| LISTED RECORDS |
□ □ □ □ □

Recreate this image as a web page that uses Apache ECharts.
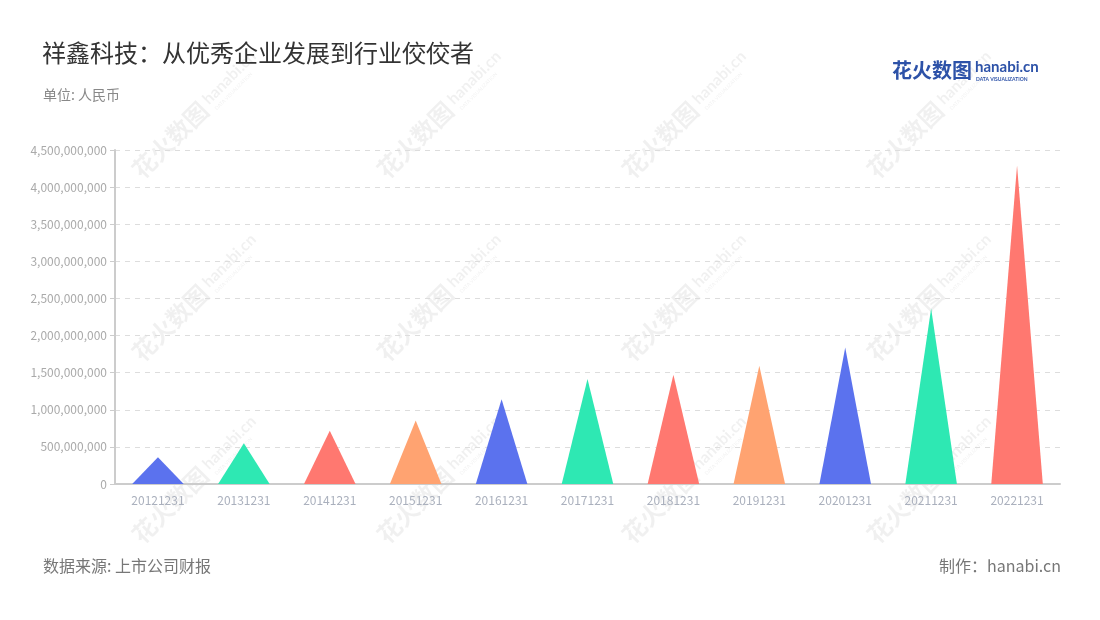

□ □ □ □ □

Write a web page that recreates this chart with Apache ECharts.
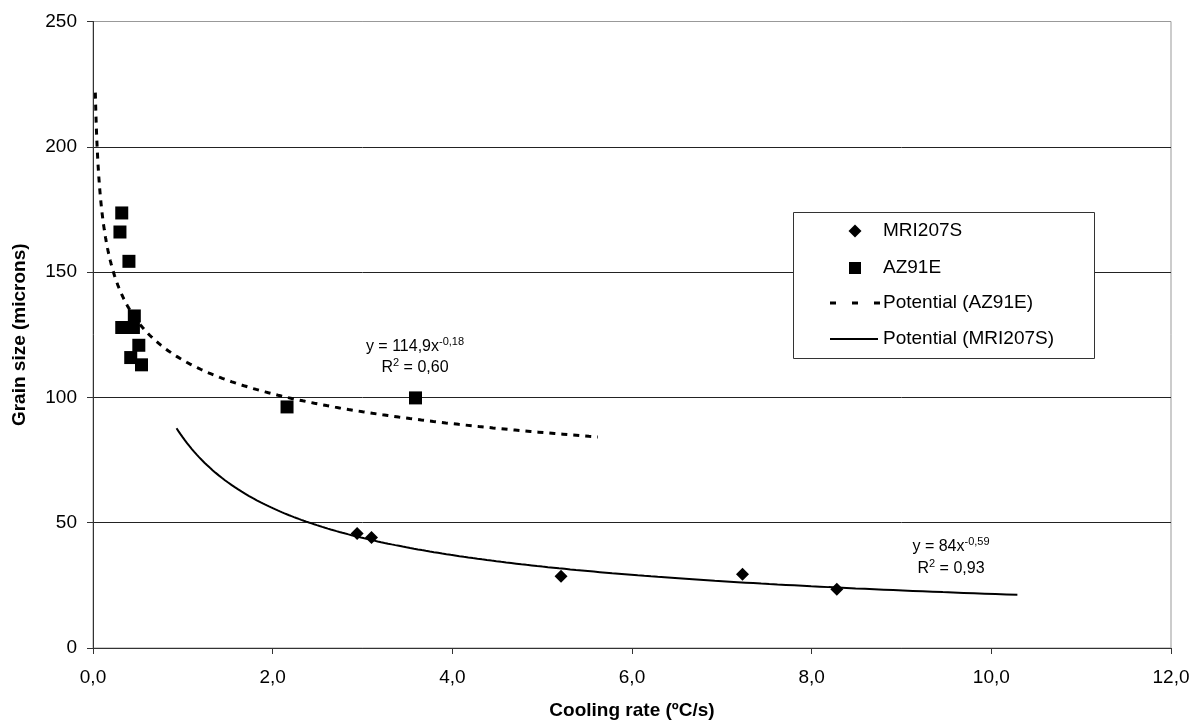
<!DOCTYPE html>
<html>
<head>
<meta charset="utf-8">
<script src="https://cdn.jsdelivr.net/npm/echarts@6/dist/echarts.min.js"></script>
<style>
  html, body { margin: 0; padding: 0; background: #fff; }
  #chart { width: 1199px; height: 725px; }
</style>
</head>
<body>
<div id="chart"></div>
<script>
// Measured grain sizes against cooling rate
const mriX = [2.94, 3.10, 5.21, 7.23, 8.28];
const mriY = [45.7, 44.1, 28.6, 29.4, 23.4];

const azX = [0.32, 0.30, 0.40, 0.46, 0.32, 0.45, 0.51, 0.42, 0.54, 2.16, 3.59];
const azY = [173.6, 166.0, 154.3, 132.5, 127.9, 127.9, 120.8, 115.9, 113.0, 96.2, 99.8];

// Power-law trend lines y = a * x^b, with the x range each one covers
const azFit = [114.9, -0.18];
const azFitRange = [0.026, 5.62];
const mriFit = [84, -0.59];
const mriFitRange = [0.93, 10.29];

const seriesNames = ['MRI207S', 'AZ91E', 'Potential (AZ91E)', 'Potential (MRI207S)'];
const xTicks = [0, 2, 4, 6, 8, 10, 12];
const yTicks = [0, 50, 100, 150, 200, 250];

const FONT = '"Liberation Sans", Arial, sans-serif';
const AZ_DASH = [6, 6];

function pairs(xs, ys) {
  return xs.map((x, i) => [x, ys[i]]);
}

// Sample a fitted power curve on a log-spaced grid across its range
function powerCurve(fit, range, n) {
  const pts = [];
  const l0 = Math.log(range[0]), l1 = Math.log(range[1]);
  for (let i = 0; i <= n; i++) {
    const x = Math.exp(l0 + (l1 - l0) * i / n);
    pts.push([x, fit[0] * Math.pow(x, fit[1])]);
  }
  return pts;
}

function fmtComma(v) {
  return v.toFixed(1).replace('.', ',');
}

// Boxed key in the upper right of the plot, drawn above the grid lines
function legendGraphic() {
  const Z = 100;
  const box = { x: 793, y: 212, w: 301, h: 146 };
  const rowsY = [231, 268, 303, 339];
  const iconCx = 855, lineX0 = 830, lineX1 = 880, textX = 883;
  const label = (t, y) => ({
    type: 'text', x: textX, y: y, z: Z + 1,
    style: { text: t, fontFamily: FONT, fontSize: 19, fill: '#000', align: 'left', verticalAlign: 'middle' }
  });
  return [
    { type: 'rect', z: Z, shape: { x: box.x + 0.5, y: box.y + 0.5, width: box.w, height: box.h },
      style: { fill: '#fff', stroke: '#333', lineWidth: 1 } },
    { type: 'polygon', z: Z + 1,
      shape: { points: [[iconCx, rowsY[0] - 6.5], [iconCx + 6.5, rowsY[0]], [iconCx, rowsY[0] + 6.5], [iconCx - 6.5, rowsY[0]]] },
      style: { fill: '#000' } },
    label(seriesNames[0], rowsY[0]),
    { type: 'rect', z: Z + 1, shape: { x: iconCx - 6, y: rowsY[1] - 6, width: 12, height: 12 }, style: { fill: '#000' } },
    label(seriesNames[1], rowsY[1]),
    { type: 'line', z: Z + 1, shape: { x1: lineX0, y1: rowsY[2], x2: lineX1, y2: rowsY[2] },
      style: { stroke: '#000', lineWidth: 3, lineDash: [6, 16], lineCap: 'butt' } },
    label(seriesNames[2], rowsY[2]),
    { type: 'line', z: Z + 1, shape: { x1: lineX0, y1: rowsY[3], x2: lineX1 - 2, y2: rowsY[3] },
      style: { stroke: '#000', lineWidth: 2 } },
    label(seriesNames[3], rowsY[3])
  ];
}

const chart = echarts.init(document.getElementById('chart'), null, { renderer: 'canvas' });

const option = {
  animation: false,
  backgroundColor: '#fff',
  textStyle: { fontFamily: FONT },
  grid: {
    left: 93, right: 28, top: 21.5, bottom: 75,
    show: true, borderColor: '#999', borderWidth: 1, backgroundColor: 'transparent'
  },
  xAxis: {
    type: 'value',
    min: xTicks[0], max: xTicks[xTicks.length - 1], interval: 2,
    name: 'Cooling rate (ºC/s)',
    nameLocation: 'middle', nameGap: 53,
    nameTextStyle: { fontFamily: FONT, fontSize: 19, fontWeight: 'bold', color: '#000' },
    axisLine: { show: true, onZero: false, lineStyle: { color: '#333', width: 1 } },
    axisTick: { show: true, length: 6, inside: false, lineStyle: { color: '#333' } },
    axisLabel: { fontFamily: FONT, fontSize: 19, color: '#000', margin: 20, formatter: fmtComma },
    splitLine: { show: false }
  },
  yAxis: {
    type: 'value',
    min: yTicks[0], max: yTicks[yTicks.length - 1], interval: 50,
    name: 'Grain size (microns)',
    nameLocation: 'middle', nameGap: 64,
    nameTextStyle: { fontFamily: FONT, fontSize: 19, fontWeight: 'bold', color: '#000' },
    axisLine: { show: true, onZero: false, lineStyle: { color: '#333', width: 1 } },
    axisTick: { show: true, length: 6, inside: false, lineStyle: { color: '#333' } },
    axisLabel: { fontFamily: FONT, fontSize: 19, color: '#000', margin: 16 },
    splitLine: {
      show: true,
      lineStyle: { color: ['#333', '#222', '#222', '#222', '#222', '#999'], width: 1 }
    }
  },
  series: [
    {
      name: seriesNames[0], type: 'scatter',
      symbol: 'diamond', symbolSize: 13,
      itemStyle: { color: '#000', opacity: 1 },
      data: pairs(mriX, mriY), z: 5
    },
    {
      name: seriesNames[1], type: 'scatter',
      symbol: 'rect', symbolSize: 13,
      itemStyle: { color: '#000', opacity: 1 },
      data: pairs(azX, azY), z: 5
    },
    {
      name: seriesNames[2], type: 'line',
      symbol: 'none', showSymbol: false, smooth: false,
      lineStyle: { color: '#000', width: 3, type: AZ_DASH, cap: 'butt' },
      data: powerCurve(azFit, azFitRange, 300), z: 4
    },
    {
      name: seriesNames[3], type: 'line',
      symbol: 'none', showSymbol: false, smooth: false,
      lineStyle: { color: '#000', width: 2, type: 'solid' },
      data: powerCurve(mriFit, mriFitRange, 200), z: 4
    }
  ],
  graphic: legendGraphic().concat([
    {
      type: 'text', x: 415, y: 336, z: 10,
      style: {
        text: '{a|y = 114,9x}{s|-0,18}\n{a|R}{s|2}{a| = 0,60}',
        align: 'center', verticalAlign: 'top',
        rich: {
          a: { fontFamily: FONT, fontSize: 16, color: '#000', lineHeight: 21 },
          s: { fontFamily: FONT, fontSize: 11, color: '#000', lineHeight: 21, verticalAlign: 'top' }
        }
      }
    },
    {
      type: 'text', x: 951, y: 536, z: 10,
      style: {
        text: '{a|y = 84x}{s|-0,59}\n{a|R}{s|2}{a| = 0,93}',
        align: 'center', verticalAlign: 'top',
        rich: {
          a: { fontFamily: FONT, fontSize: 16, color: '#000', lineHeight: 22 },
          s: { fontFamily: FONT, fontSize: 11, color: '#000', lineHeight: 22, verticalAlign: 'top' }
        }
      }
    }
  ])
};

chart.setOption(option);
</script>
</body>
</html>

□ □ □ □ □

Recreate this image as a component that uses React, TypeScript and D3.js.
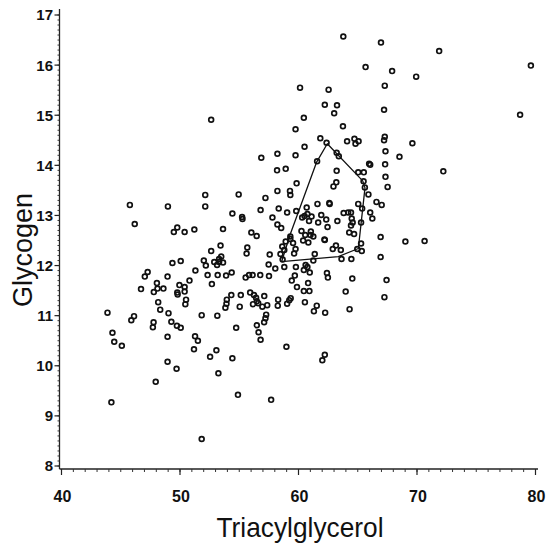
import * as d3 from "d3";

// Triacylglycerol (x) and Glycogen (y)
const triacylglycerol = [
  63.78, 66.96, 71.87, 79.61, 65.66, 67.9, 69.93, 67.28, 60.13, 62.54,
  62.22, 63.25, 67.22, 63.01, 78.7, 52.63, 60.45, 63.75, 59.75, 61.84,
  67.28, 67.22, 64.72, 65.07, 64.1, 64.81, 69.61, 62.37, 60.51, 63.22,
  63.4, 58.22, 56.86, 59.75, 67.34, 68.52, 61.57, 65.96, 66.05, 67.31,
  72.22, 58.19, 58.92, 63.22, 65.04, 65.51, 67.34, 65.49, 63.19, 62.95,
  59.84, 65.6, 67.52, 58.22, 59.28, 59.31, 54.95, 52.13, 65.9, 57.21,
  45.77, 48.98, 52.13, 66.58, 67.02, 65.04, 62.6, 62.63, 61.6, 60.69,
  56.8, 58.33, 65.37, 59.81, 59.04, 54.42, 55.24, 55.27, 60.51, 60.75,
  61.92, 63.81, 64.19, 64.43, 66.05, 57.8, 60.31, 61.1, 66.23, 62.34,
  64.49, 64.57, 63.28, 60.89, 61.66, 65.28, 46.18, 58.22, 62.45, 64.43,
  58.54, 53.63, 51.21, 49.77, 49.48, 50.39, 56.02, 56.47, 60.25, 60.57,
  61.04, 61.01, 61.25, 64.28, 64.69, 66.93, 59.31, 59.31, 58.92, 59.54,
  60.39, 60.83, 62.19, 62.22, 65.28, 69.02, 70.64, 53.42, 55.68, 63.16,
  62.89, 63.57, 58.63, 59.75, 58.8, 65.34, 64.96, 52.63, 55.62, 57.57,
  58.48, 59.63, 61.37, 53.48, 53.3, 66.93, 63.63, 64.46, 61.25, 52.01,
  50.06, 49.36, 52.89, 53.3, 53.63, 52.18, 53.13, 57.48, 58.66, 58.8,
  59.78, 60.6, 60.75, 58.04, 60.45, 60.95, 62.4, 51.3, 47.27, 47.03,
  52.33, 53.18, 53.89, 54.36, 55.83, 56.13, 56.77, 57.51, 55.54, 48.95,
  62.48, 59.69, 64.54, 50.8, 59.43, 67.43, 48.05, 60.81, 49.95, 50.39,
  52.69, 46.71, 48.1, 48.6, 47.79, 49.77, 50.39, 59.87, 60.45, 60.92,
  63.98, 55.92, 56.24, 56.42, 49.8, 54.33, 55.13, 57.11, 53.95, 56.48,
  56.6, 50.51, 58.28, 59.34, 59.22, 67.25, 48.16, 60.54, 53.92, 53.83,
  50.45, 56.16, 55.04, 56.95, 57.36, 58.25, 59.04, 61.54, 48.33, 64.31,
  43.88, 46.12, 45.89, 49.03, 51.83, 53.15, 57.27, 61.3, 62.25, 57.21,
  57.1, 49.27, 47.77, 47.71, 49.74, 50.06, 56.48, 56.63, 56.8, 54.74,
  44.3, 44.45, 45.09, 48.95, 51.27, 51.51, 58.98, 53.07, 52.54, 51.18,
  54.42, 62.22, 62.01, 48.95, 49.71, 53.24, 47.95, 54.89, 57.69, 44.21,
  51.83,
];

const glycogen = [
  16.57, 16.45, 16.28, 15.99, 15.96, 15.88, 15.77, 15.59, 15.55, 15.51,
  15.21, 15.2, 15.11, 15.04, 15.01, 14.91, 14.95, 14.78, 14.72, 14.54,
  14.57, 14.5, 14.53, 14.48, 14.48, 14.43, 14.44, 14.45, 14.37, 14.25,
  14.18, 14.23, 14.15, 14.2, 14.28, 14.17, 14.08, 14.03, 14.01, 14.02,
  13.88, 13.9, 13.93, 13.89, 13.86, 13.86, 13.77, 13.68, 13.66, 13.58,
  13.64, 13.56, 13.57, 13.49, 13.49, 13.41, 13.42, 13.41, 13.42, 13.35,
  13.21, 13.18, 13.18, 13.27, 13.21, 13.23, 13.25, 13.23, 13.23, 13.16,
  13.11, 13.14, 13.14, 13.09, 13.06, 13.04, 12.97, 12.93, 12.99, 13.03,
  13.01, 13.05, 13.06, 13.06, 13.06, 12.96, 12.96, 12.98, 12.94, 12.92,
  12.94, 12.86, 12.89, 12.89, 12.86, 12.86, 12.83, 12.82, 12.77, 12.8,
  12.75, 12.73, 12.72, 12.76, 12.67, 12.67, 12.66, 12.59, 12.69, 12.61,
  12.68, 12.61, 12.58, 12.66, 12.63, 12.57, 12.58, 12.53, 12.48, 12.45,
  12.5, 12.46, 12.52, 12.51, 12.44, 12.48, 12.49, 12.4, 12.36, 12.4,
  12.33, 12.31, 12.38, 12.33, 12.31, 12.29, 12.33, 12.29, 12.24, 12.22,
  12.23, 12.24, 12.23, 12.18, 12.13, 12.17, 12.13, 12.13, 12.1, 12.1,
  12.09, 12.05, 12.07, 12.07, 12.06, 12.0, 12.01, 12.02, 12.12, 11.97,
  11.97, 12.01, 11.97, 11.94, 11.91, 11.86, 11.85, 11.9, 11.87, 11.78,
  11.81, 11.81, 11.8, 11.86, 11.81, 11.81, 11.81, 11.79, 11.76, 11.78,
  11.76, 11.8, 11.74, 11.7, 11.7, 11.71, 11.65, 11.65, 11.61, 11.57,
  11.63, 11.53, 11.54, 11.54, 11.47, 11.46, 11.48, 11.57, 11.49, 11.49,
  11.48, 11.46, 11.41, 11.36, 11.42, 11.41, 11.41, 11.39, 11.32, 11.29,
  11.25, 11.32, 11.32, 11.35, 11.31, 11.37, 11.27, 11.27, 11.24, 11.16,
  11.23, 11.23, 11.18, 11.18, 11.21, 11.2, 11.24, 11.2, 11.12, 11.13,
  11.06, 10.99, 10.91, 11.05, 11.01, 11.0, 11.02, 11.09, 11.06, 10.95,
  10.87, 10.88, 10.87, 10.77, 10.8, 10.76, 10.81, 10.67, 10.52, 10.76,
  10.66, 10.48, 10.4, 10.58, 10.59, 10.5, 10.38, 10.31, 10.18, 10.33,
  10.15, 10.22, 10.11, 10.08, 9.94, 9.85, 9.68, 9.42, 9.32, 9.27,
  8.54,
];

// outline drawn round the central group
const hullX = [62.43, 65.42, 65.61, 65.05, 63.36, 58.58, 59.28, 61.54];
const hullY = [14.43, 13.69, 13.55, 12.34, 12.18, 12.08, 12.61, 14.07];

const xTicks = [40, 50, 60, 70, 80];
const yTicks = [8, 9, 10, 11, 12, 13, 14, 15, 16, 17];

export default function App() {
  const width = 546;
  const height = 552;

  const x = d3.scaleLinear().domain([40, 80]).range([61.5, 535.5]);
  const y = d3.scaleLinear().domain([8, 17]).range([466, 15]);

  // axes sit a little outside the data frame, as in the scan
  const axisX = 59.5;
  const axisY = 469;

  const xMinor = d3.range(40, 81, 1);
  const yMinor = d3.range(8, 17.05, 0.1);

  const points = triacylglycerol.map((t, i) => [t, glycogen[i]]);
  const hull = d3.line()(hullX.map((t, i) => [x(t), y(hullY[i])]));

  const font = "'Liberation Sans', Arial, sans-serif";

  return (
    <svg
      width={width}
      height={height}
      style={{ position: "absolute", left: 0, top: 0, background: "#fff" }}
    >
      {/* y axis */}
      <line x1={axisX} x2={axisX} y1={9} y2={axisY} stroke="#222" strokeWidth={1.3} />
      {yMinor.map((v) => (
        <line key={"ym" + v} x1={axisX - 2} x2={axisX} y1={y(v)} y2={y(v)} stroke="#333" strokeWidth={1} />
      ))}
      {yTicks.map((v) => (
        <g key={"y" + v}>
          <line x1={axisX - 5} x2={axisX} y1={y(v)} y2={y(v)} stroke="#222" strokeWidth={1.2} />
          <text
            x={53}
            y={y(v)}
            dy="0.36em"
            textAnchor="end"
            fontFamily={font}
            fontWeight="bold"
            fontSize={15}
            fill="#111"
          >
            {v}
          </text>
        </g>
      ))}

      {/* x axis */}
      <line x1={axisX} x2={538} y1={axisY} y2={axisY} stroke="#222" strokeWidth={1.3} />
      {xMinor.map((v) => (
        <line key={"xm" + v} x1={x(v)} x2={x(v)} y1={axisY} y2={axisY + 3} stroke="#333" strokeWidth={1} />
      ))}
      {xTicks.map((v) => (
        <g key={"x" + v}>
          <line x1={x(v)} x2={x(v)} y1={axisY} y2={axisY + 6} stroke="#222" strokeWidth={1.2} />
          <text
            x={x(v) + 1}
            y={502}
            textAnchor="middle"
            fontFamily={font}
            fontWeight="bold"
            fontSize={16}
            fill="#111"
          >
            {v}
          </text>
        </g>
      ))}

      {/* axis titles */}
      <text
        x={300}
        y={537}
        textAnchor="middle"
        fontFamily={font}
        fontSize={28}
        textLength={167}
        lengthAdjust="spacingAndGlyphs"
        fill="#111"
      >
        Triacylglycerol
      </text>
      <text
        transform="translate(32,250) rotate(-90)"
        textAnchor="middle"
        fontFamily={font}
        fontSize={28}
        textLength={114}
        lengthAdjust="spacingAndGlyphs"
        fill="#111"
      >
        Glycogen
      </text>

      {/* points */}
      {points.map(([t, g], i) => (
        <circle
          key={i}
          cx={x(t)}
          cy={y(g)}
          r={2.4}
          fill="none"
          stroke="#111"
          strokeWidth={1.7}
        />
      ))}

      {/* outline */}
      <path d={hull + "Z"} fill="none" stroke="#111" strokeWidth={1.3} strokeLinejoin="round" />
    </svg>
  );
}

□ □ □ □ □

| INSTRUCTION |
For the material above, give again only the lines starting at the line that contains "Recreate this image as a component" and ending at the line that contains "import * as". Pictures do not belong in the copy.

| WRITTEN SOLUTION |
Recreate this image as a component that uses React, TypeScript and D3.js.
import * as d3 from "d3";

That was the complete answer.